The U.S. needs to come closer to matching China’s investment of state funds in AI, Wright said: “My God, the upside of it is just — it’s hard to imagine. So we need to continue to bring confidence and private money into it, but we need to bring more government money into it.”

DOE in its roadmap notes the billions of dollars of private-sector investment pouring into fusion.

The Fusion Industry Association reported in July that the 53 fusion companies it surveyed had raised a combined $9.77 billion in funding, a fivefold increase over their total four years earlier. More than $2.5 billion of that was secured just in the past year, it added. The great majority of the capital has been private, with not even $800 million in public finding reported.

But 83% of companies said they still consider investment a major challenge, and their estimates of funds needed to bring their first pilot plants online were a combined $77 billion.

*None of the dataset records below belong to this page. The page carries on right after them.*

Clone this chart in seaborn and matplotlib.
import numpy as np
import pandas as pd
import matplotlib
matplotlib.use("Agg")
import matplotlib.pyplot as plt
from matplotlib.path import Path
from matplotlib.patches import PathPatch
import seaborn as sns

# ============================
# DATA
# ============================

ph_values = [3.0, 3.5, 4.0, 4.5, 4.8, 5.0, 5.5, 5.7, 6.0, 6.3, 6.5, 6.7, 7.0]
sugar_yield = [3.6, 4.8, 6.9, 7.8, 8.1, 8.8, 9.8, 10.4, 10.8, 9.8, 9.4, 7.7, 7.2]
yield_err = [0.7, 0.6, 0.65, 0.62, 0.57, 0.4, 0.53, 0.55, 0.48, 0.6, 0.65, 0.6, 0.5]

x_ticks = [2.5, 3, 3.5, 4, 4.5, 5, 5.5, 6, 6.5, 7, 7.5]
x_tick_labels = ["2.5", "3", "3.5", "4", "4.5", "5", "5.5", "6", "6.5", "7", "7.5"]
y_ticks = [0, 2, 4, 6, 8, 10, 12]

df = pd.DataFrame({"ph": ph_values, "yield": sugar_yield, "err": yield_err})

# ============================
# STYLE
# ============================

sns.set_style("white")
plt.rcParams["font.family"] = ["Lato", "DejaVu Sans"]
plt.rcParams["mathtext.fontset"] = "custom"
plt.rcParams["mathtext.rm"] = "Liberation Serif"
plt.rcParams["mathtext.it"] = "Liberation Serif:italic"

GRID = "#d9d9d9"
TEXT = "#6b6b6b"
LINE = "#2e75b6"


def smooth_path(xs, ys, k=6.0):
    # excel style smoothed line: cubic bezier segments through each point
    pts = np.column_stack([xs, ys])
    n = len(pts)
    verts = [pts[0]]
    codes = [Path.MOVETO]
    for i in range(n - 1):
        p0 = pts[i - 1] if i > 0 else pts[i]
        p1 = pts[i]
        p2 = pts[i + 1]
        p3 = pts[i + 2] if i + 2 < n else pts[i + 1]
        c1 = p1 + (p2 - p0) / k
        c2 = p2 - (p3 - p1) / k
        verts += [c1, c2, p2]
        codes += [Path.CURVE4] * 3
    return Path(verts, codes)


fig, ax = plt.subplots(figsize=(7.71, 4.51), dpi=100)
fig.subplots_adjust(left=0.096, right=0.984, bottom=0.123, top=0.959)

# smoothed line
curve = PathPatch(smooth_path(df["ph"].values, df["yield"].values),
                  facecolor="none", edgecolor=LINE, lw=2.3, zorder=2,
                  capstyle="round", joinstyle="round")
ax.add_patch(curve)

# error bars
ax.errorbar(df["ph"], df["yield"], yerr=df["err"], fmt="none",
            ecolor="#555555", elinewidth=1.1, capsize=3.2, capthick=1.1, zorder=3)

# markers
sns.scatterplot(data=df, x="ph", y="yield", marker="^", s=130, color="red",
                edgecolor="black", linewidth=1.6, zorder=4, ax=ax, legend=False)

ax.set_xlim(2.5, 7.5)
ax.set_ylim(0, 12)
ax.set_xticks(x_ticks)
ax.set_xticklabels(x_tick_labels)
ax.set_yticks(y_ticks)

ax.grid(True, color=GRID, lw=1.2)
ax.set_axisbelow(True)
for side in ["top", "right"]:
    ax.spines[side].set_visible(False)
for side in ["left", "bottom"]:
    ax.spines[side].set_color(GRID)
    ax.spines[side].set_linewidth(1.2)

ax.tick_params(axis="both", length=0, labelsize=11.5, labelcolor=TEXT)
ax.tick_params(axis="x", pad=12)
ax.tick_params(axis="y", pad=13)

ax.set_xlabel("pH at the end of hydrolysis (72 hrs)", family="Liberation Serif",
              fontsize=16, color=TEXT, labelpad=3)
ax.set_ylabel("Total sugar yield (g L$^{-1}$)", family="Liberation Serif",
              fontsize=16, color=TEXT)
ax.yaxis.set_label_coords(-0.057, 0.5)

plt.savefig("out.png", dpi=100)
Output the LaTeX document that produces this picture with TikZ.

They remain optimistic, however: 84% expect to deliver power to the grid before 2040 and 53% by 2035.

Twenty-nine of the 53 companies surveyed for the association’s 2025 “Global Fusion Industry Report” are based in the U.S., and all three of the companies reporting more than $1 billion in funds raised are based here as well.

Commonwealth Fusion Systems of Massachusetts has claimed a leadership position in the pack, with nearly $3 billion raised as of late August, or approximately 30% of the total reported by private fusion companies worldwide. It has announced plans to build what it promotes as the world’s first grid-scale fusion plant in Virginia in partnership with Dominion Energy, and has announced power purchase agreements with Google and Eni that would account for more than half of the facility’s planned 400-MW nameplate capacity.

DOE previously supported Commonwealth’s work through funding streams including INFUSE, the Milestone-Based Fusion Development Program and ARPA-E.